• **TASK PROMPT**: Can you print the data exactly and leave out each image?

• **MATERIAL**:

■ ■ ■

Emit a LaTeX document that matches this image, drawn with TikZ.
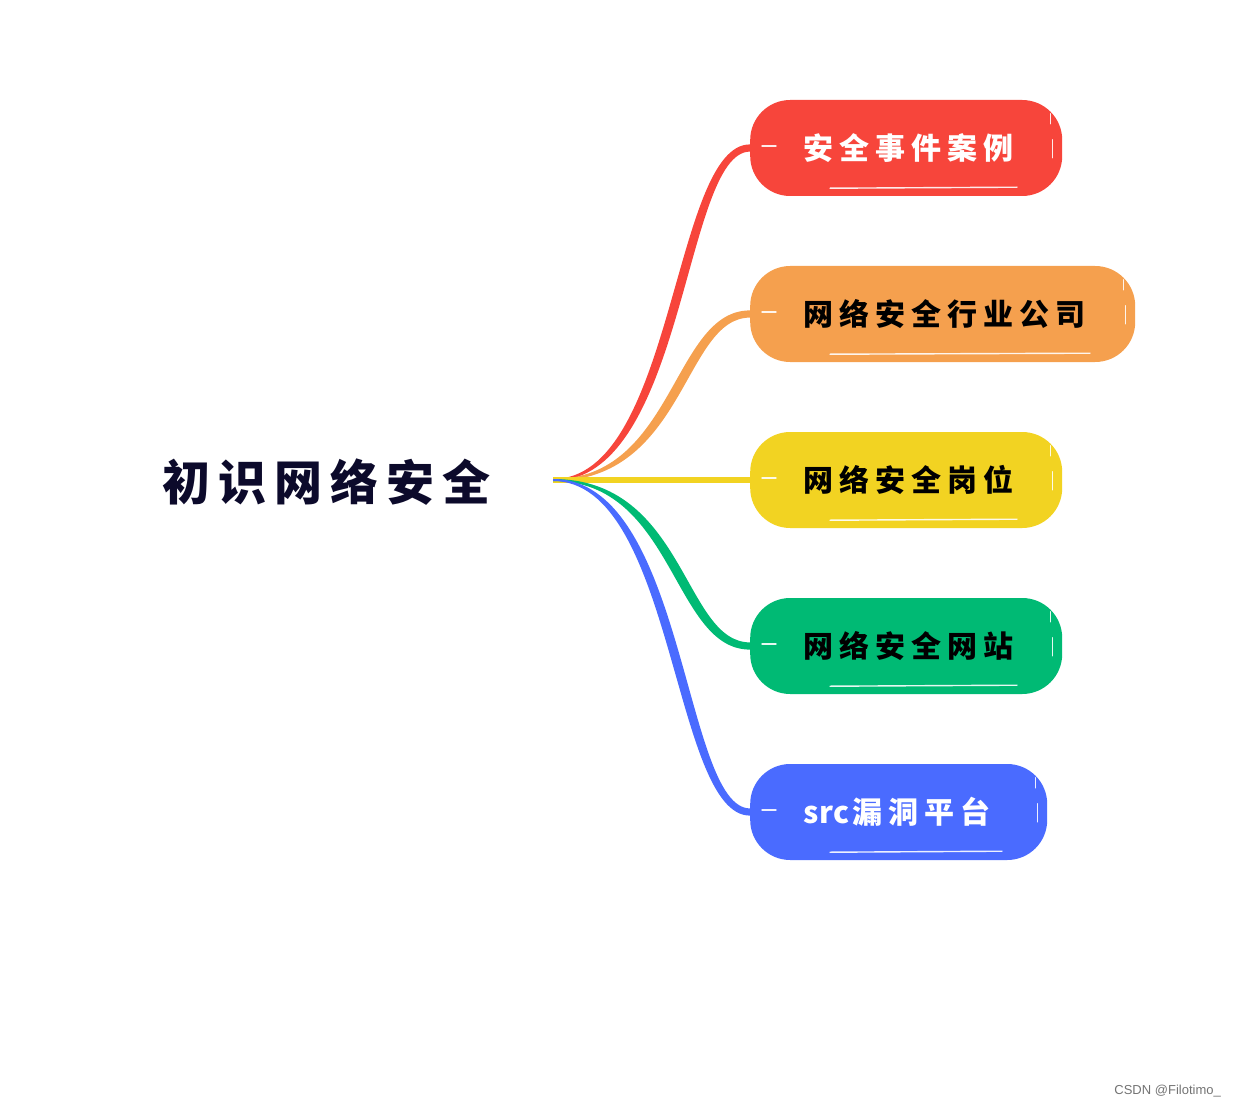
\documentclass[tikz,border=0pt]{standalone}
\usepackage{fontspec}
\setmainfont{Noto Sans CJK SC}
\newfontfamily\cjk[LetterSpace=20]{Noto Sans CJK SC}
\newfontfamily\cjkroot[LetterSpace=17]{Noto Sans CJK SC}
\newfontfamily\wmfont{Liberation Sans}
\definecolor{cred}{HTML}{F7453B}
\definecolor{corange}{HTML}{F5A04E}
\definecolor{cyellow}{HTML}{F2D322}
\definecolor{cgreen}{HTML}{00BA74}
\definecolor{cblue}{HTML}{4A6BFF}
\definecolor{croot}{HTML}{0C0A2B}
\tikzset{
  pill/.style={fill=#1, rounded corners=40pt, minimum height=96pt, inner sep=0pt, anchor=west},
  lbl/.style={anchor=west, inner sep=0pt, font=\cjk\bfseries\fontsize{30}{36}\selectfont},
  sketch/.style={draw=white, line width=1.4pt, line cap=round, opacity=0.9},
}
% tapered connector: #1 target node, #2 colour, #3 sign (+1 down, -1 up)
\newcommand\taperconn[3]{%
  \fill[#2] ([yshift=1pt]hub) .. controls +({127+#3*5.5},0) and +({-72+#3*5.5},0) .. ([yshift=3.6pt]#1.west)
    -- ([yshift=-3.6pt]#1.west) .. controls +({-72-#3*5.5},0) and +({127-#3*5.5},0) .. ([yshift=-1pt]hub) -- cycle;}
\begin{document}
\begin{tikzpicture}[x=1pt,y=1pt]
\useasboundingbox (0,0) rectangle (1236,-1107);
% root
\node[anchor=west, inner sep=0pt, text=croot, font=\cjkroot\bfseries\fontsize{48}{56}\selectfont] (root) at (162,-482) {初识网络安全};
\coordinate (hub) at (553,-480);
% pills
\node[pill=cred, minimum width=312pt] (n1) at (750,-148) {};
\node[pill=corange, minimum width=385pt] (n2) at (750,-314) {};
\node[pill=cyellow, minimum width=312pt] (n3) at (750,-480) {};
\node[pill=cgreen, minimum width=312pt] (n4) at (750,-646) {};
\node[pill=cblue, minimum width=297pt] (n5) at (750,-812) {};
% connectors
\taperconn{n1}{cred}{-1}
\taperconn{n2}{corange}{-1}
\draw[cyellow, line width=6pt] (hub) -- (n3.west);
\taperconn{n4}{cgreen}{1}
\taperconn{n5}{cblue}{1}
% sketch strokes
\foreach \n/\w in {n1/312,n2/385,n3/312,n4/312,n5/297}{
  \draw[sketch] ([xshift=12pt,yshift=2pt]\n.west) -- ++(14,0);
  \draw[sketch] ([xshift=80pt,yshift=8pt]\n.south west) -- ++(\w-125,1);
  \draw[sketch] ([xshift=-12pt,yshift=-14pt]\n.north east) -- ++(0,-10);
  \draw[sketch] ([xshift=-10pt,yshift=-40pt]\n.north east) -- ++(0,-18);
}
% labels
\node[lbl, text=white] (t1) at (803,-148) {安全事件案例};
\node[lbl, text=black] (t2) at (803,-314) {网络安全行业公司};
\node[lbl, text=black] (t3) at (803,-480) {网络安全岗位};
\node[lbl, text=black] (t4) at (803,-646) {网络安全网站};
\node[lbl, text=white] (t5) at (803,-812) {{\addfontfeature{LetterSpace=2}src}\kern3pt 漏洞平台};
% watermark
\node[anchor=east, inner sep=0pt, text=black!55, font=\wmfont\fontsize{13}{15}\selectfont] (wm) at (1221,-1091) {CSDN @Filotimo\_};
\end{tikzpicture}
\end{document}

■ ■ ■

• **REPLY**:
Emit a LaTeX document that matches this image, drawn with TikZ.
\documentclass[tikz,border=0pt]{standalone}
\usepackage{fontspec}
\setmainfont{Noto Sans CJK SC}
\newfontfamily\cjk[LetterSpace=20]{Noto Sans CJK SC}
\newfontfamily\cjkroot[LetterSpace=17]{Noto Sans CJK SC}
\newfontfamily\wmfont{Liberation Sans}
\definecolor{cred}{HTML}{F7453B}
\definecolor{corange}{HTML}{F5A04E}
\definecolor{cyellow}{HTML}{F2D322}
\definecolor{cgreen}{HTML}{00BA74}
\definecolor{cblue}{HTML}{4A6BFF}
\definecolor{croot}{HTML}{0C0A2B}
\tikzset{
  pill/.style={fill=#1, rounded corners=40pt, minimum height=96pt, inner sep=0pt, anchor=west},
  lbl/.style={anchor=west, inner sep=0pt, font=\cjk\bfseries\fontsize{30}{36}\selectfont},
  sketch/.style={draw=white, line width=1.4pt, line cap=round, opacity=0.9},
}
% tapered connector: #1 target node, #2 colour, #3 sign (+1 down, -1 up)
\newcommand\taperconn[3]{%
  \fill[#2] ([yshift=1pt]hub) .. controls +({127+#3*5.5},0) and +({-72+#3*5.5},0) .. ([yshift=3.6pt]#1.west)
    -- ([yshift=-3.6pt]#1.west) .. controls +({-72-#3*5.5},0) and +({127-#3*5.5},0) .. ([yshift=-1pt]hub) -- cycle;}
\begin{document}
\begin{tikzpicture}[x=1pt,y=1pt]
\useasboundingbox (0,0) rectangle (1236,-1107);
% root
\node[anchor=west, inner sep=0pt, text=croot, font=\cjkroot\bfseries\fontsize{48}{56}\selectfont] (root) at (162,-482) {初识网络安全};
\coordinate (hub) at (553,-480);
% pills
\node[pill=cred, minimum width=312pt] (n1) at (750,-148) {};
\node[pill=corange, minimum width=385pt] (n2) at (750,-314) {};
\node[pill=cyellow, minimum width=312pt] (n3) at (750,-480) {};
\node[pill=cgreen, minimum width=312pt] (n4) at (750,-646) {};
\node[pill=cblue, minimum width=297pt] (n5) at (750,-812) {};
% connectors
\taperconn{n1}{cred}{-1}
\taperconn{n2}{corange}{-1}
\draw[cyellow, line width=6pt] (hub) -- (n3.west);
\taperconn{n4}{cgreen}{1}
\taperconn{n5}{cblue}{1}
% sketch strokes
\foreach \n/\w in {n1/312,n2/385,n3/312,n4/312,n5/297}{
  \draw[sketch] ([xshift=12pt,yshift=2pt]\n.west) -- ++(14,0);
  \draw[sketch] ([xshift=80pt,yshift=8pt]\n.south west) -- ++(\w-125,1);
  \draw[sketch] ([xshift=-12pt,yshift=-14pt]\n.north east) -- ++(0,-10);
  \draw[sketch] ([xshift=-10pt,yshift=-40pt]\n.north east) -- ++(0,-18);
}
% labels
\node[lbl, text=white] (t1) at (803,-148) {安全事件案例};
\node[lbl, text=black] (t2) at (803,-314) {网络安全行业公司};
\node[lbl, text=black] (t3) at (803,-480) {网络安全岗位};
\node[lbl, text=black] (t4) at (803,-646) {网络安全网站};
\node[lbl, text=white] (t5) at (803,-812) {{\addfontfeature{LetterSpace=2}src}\kern3pt 漏洞平台};
% watermark
\node[anchor=east, inner sep=0pt, text=black!55, font=\wmfont\fontsize{13}{15}\selectfont] (wm) at (1221,-1091) {CSDN @Filotimo\_};
\end{tikzpicture}
\end{document}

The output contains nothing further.